Prüderie?
Okay, dann doch nochmal anders:
Vor der Missionierungszeit gehörte es in Tahiti zum guten Ton, dass bei Besuch eines Fremden der Gastgeber seinen geschlechtsreifen Töchtern nicht ohne Aufforderungscharakter (vermutlich nicht einmal explizit in Worten formuliert) gestattete, sich dem Gast anzubieten, lehnte der Gast ab - und sei es noch so höflich gewesen - galt das als schwere Beleidigung und konnte durchaus mit dem Rauswurf geahndet werden.
Hier in Deutschland wäre heute eine solche Form der Gastfreundschaft nur unter bestimmten Bedingungen strafrechtlich verfolgbar (etwa als Verkuppelung, wenn der Gastgeber seine Töchter explizit dazu aufriefe, oder als Sex mit Minderjährigen, wenn die Töchter noch nicht alt genug wären, selbst zu entscheiden), explizit "froh" über derartig durchlässige Gesetzgebung kann ich jedoch in gleichzeitiger Betrachtung gängiger zuhälterischer Machenschaften, die sich dadurch genau an diesem schmalen Rand der Noch-Legalität bewegen können, aber nicht sein und ich finde eine gesellschaftliche Intoleranz (Illegitimität) solcher Machenschaften ebenso wenig prüde, wie die Ablehnung einer Auffassung, dass sich Menschen auf offener Straße, nur weil sie sich gerade auf offener Straße befinden, für Sex anquatschen lassen müssten - da besteht für mich tatsächlich ein Zusammenhang:
Es ist in beiden Fällen eine Einstellungsfrage, wie ich Sexualität betrachte, ob als intimes Spiel zwischen Menschen, die sich ihre Spielpartner autark und wählerisch aussuchen, oder als generelle soziale Interaktion, die schlicht in jeder Lebenslage (öffentliche Straße) angefragt werden darf. -
Oder noch konkreter als Anmerkung: Bei den Bonobos hat Sex durchaus etwas weniger intimes, die kopulieren einfach, um Streit zu vermeiden oder sich zu vertragen, so wie viele Menschen sich vlt höflich gegenseitig nach dem Weg fragen oder sich entschuldigen, wenn sie sich auf die Füße gelatscht sind -> WERTEN als etwa 'unzüchtig' will ich das verhalten der Bonobos nicht, ebenso wenig allerdings das einiger Menschen als "prüde", sehe eher in manchen sozialen Normen und Umgangsregeln schon einen gewissen Sinn für die jeweilige Gesellschaft
@****d_O
Hm, Frage 1: Ich persönlich empfände ja "Arschloch" als eindeutig größere Beleidigung, aber ohne ausweichen zu wollen: Ja, "übergriffig" verstehe ich auch als
absichtsvolle Handlung -> zu Frage 2: ...eine
Absicht zur Grenzüberschreitung allerdings würde ich im Szenario des TE schon heraus lesen (weshalb der Hinweis darauf für mich nicht zwingend beleidigend wäre), denn die soziale Norm hierzulande gibt meinem Verständnis nach einfach nicht her, dass einem Menschen allein aufgrund seines Aufenthalts in der Öffentlichkeit oder einem längeren Augenkontakt bereits eine intime Frage nach Sex gestellt werden dürfte (da gibt es m. E. eine normative Grenze, die nicht stets neu erst einmal definiert werden muss) - wenn ich der fragenden Person also nicht unterstelle, "flegelhaft" (grundsätzlich unerzogen, ohne Sozialisation) oder irgendwie unzurechnungsfähig (etwa "geisteskrank") zu sein, dann unterstelle ich Absicht in der durch soziale Konventionen definierten Grenzüberschreitung (nochmal: Das ist keine Prüderie!).

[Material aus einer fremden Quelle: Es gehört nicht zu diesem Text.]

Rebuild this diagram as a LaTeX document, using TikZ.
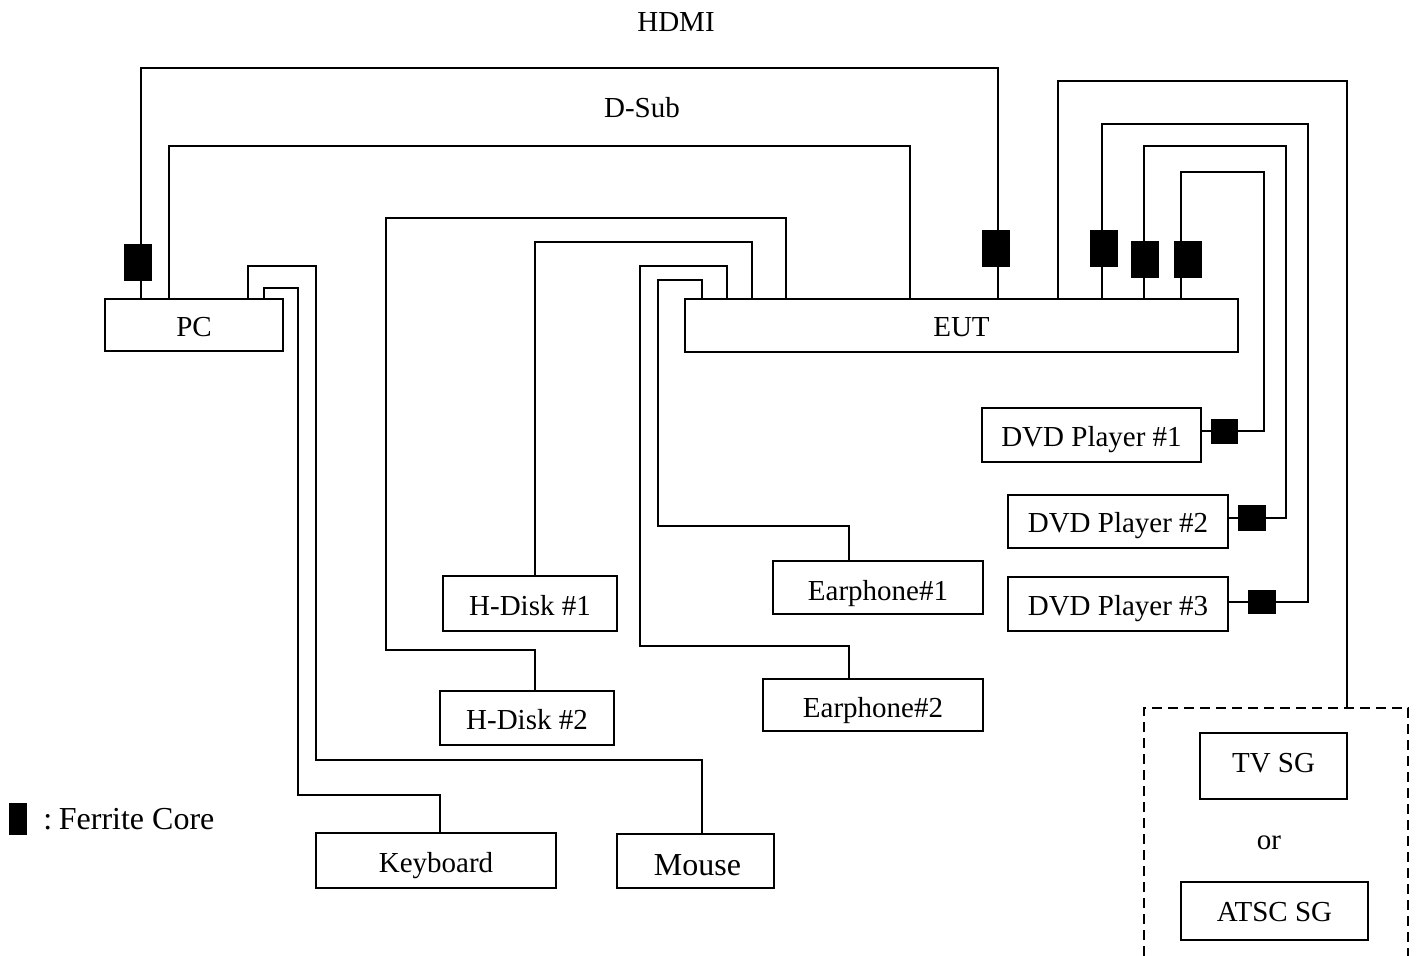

Da greift dann letztlich für mich die Frage des
Anstands (ich meine,
@****sum hat den Begriff vorab in Diskussion gestellt). Um das Beispiel von der Einladung zum Kaffee trinken anstatt zum Sex aufzugreifen: Auch, wenn es vlt das gleiche will, scheint mir einfach in Dtld. heutzutage eher der Kaffee als die Frage nach Sex der gesellschaftlichen Norm zu entsprechen, wodurch es mich nicht wundert, wenn sich jemand durch die vom TE beschriebene Situation beleidigt fühlen und dies mit "übergriffig" quittieren würde (für mich erstmal nur eine verschärft grenzverdeutlichende Zurückweisung, die ich im Zusammenhang noch nicht zwingend als Beleidigung verstehe, vgl. oben...); eine erwidernde Beleidigung/Ohrfeige/Erschießung würde ich jedoch heute nicht mehr für angebracht halten (so etwas gab es ja durchaus auch mal als gesellschaftliche Norm...).